On Fri, Jan 11, 2013 at 10:26 PM, Keith Keller < kkeller@wombat.san-francisco.ca.us> wrote:
On 2013-01-12, SilverTip257 silvertip257@gmail.com wrote:
You mentioned about it running with other people changing files ... it works ok for me. I have gigabytes of backups that get rsynced in the
early
to late morning ... not always are backups completely finished when rsync scans the files. So it picks up on it when the cronjob runs the sync a
few
hours later.
Since rsnapshot uses rsync under the hood, this strategy works for rsnapshot as well. The only real hiccup is if a user deletes a file between when it's scheduled to be synced and when rsync actuall reaches it to sync, rsync might produce a harmless error message.
Yep, a harmless error message.
*** You may have to run rsync as root with sudo to preserve all permissions/ownership. *** At work we have it locked down in sudoers to do so. It was a setup that predated my employment there, so I don't know if running it as root was necessary. Using SSH keys for auth.

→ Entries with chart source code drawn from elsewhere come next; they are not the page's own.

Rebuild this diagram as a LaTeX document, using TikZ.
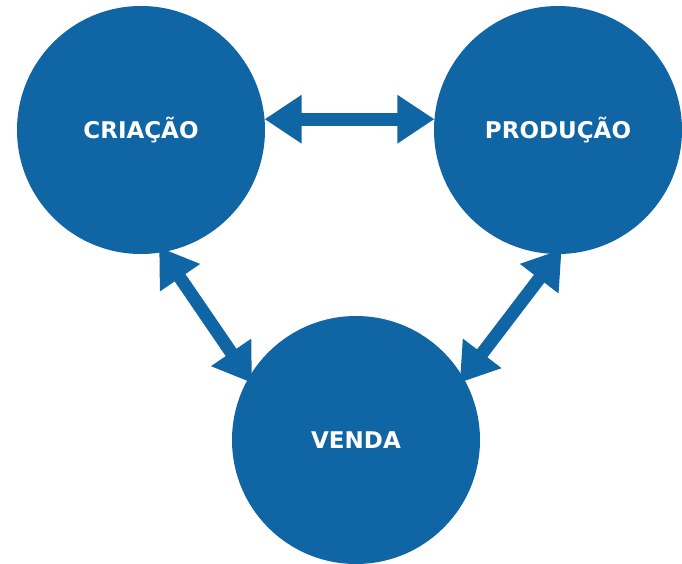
\documentclass[tikz,border=0pt]{standalone}
\usepackage{fontspec}
\setmainfont{DejaVu Sans}
\usepackage{tikz}
\usetikzlibrary{arrows.meta}
\definecolor{bluecirc}{RGB}{16,101,164}

\begin{document}
\begin{tikzpicture}
  [x=1pt,y=-1pt,
   every node/.style={shape=circle,minimum size=248pt,inner sep=0pt,outer sep=0pt,
     fill=bluecirc,text=white,font=\fontsize{23}{28}\selectfont\bfseries},
   link/.style={line width=13pt,draw=bluecirc,
     {Triangle[length=37pt,width=46pt]}-{Triangle[length=37pt,width=46pt]}}]
\useasboundingbox (0,0) rectangle (682,563);

\node (cri) at (141,130) {CRIAÇÃO};
\node (pro) at (558,130) {PRODUÇÃO};
\node (ven) at (356,440) {VENDA};

\draw [link] (cri.5) -- (pro.175) ;
\draw [link,shorten <=-6pt,shorten >=-6pt] (cri.280) -- (ven.150) ;
\draw [link,shorten <=-6pt,shorten >=-6pt] (pro.270) -- (ven.30) ;
\end{tikzpicture}
\end{document}
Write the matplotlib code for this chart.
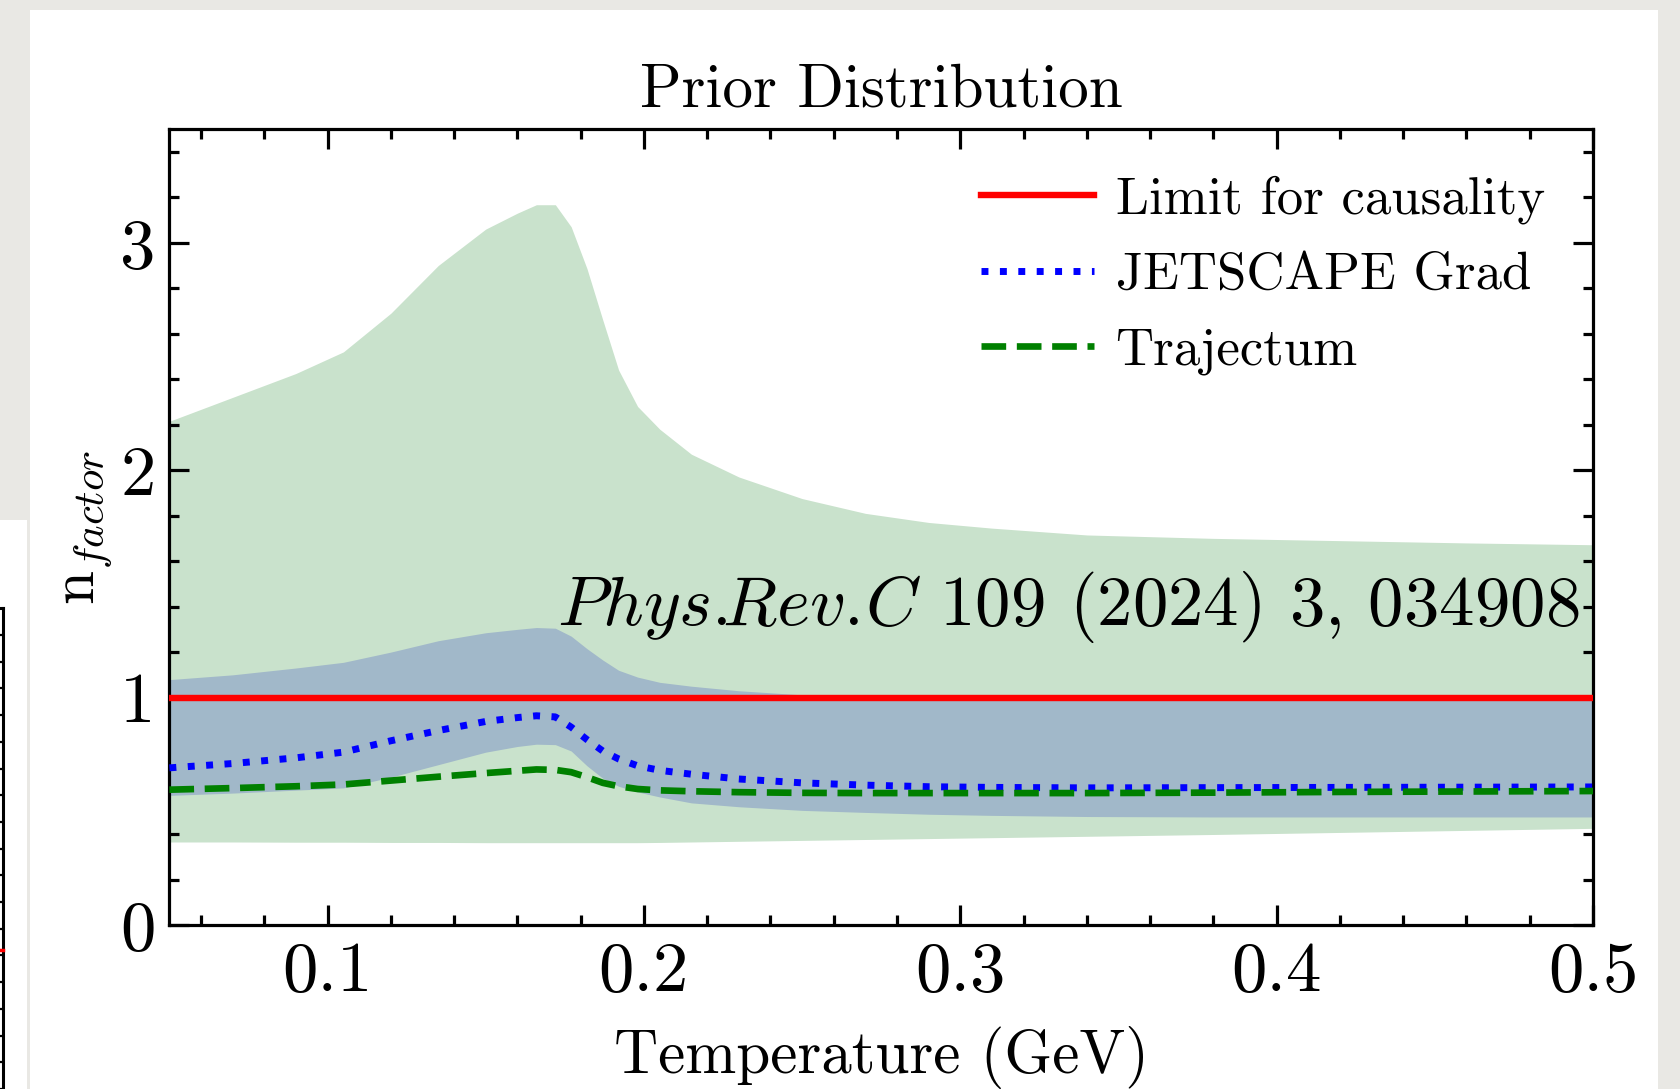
import matplotlib
matplotlib.use("Agg")
import matplotlib.pyplot as plt
from matplotlib.patches import Rectangle
from matplotlib.lines import Line2D
from matplotlib.ticker import FixedLocator, MultipleLocator

plt.rcParams["font.family"] = ["cmr10"]
plt.rcParams["mathtext.fontset"] = "cm"
plt.rcParams["axes.unicode_minus"] = False

# ---- data -------------------------------------------------------------
temperature = [0.05, 0.07, 0.09, 0.105, 0.12, 0.135, 0.15, 0.16, 0.166, 0.172,
               0.177, 0.182, 0.187, 0.192, 0.198, 0.205, 0.215, 0.23, 0.25,
               0.27, 0.29, 0.31, 0.34, 0.38, 0.42, 0.46, 0.5]

prior_upper = [2.215, 2.32, 2.425, 2.52, 2.69, 2.90, 3.06, 3.13, 3.167, 3.167,
               3.07, 2.886, 2.66, 2.44, 2.28, 2.18, 2.07, 1.97, 1.875,
               1.81, 1.77, 1.745, 1.715, 1.70, 1.69, 1.68, 1.672]
prior_lower = [0.365, 0.365, 0.364, 0.364, 0.363, 0.363, 0.362, 0.362, 0.362, 0.362,
               0.362, 0.362, 0.362, 0.362, 0.362, 0.363, 0.365, 0.368, 0.372,
               0.376, 0.38, 0.384, 0.39, 0.398, 0.407, 0.416, 0.425]

inner_upper = [1.079, 1.10, 1.13, 1.155, 1.20, 1.25, 1.285, 1.30, 1.308, 1.305,
               1.27, 1.215, 1.165, 1.12, 1.09, 1.067, 1.05, 1.03, 1.012,
               1.005, 1.0, 1.0, 1.0, 1.0, 1.0, 1.0, 1.0]
inner_lower = [0.570, 0.58, 0.593, 0.603, 0.65, 0.705, 0.76, 0.785, 0.795, 0.793,
               0.765, 0.70, 0.645, 0.61, 0.585, 0.563, 0.537, 0.52, 0.504,
               0.495, 0.487, 0.482, 0.477, 0.475, 0.475, 0.475, 0.475]

jetscape_grad = [0.691, 0.71, 0.735, 0.76, 0.81, 0.855, 0.895, 0.912, 0.92, 0.915,
                 0.87, 0.815, 0.765, 0.73, 0.70, 0.68, 0.663, 0.642, 0.625,
                 0.615, 0.608, 0.605, 0.603, 0.604, 0.605, 0.606, 0.607]
trajectum = [0.595, 0.602, 0.61, 0.618, 0.635, 0.652, 0.668, 0.678, 0.684, 0.682,
             0.672, 0.65, 0.625, 0.61, 0.598, 0.592, 0.588, 0.584, 0.581,
             0.58, 0.58, 0.58, 0.58, 0.582, 0.585, 0.587, 0.589]

causality_limit = 1.0

series_labels = ["Limit for causality", "JETSCAPE Grad", "Trajectum"]
x_ticks = [0.1, 0.2, 0.3, 0.4, 0.5]
x_tick_labels = ["0.1", "0.2", "0.3", "0.4", "0.5"]
y_ticks = [0, 1, 2, 3]
y_tick_labels = ["0", "1", "2", "3"]

# ---- figure -----------------------------------------------------------
W, H = 1681, 1089
fig = plt.figure(figsize=(W / 100, H / 100), dpi=100)
fig.patch.set_facecolor("#e9e8e4")


def fx(px):
    return px / W


def fy(py):
    return 1 - py / H


# slide cards
fig.add_artist(Rectangle((fx(0), fy(H)), fx(27.5), fy(520) - fy(H),
                         transform=fig.transFigure, facecolor="white",
                         edgecolor="none", zorder=0))
fig.add_artist(Rectangle((fx(30), fy(H)), fx(1658) - fx(30), fy(10) - fy(H),
                         transform=fig.transFigure, facecolor="white",
                         edgecolor="none", zorder=0))

# edge of the neighbouring plot frame
fig.add_artist(Line2D([fx(3.5), fx(3.5)], [fy(608), fy(H)], transform=fig.transFigure,
                      color="black", lw=2.2, zorder=1))
fig.add_artist(Line2D([fx(0), fx(3.5)], [fy(608), fy(608)], transform=fig.transFigure,
                      color="black", lw=2.2, zorder=1))
ty = 635
while ty < H:
    fig.add_artist(Line2D([fx(0), fx(3.5)], [fy(ty), fy(ty)], transform=fig.transFigure,
                          color="black", lw=1.6, zorder=1))
    ty += 26.7
fig.add_artist(Line2D([fx(0), fx(3)], [fy(950), fy(950)], transform=fig.transFigure,
                      color="red", lw=2.5, zorder=1))

ax = fig.add_axes([fx(169.4), fy(925), fx(1593) - fx(169.4), fy(129) - fy(925)])
ax.set_zorder(2)

ax.fill_between(temperature, prior_lower, prior_upper, color="#c9e2cc", lw=0, zorder=1)
ax.fill_between(temperature, inner_lower, inner_upper, color="#a1b8c9", lw=0, zorder=2)

ax.axhline(causality_limit, color="#ff0000", lw=4.6, label=series_labels[0], zorder=3)
ax.plot(temperature, jetscape_grad, color="#0000ff", lw=5, ls=":",
        label=series_labels[1], zorder=4)
ax.plot(temperature, trajectum, color="#008000", lw=4.8, ls="--",
        label=series_labels[2], zorder=4)

ax.set_xlim(0.05, 0.5)
ax.set_ylim(0, 3.5)
ax.xaxis.set_major_locator(FixedLocator(x_ticks))
ax.set_xticklabels(x_tick_labels)
ax.yaxis.set_major_locator(FixedLocator(y_ticks))
ax.set_yticklabels(y_tick_labels)
ax.xaxis.set_minor_locator(MultipleLocator(0.02))
ax.yaxis.set_minor_locator(MultipleLocator(0.2))

ax.tick_params(which="both", direction="in", top=True, right=True, width=2.3,
               labelsize=51, colors="black")
ax.tick_params(which="major", length=14.5)
ax.tick_params(which="minor", length=7.5)
ax.tick_params(axis="x", which="major", pad=12)
ax.tick_params(axis="y", which="major", pad=10)
for s in ax.spines.values():
    s.set_linewidth(2.3)

ax.set_title("Prior Distribution", fontsize=44, pad=16)
ax.set_xlabel("Temperature (GeV)", fontsize=44, labelpad=15)
ax.set_ylabel(r"n$_{factor}$", fontsize=44, labelpad=4)

leg = ax.legend(loc="upper left", bbox_to_anchor=((981 - 169.4) / 1423.6, 0.9415),
                frameon=False, fontsize=38, handlelength=2.15, handletextpad=0.4,
                labelspacing=0.53, borderpad=0, borderaxespad=0)

fig.text(fx(557), fy(625), r"$Phys.\!\!Rev.\!C$ 109 (2024) 3, 034908", fontsize=51,
         ha="left", va="baseline", zorder=5)

fig.savefig("out.png", dpi=100, facecolor=fig.get_facecolor())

You can also use an OpenVPN tunnel and NFS mount with no_root_squash. I like this method a lot because the mount can be made read-only, to ensure that no source data ever gets accidentally clobbered. With an ssh key there's a risk (probably minimal, but nonzero) that a fumblefingers might delete some data on the wrong side.
NFS over a VPN tunnel isn't a bad idea -- being able to make the mount read-only can be beneficial.
True, a risk is present if one is manually syncing the data. I run my routine/daily rsyncs via a cronjob, so once it's set it is not going to get fumbled. ;) --dry-run is important to test before clobbering.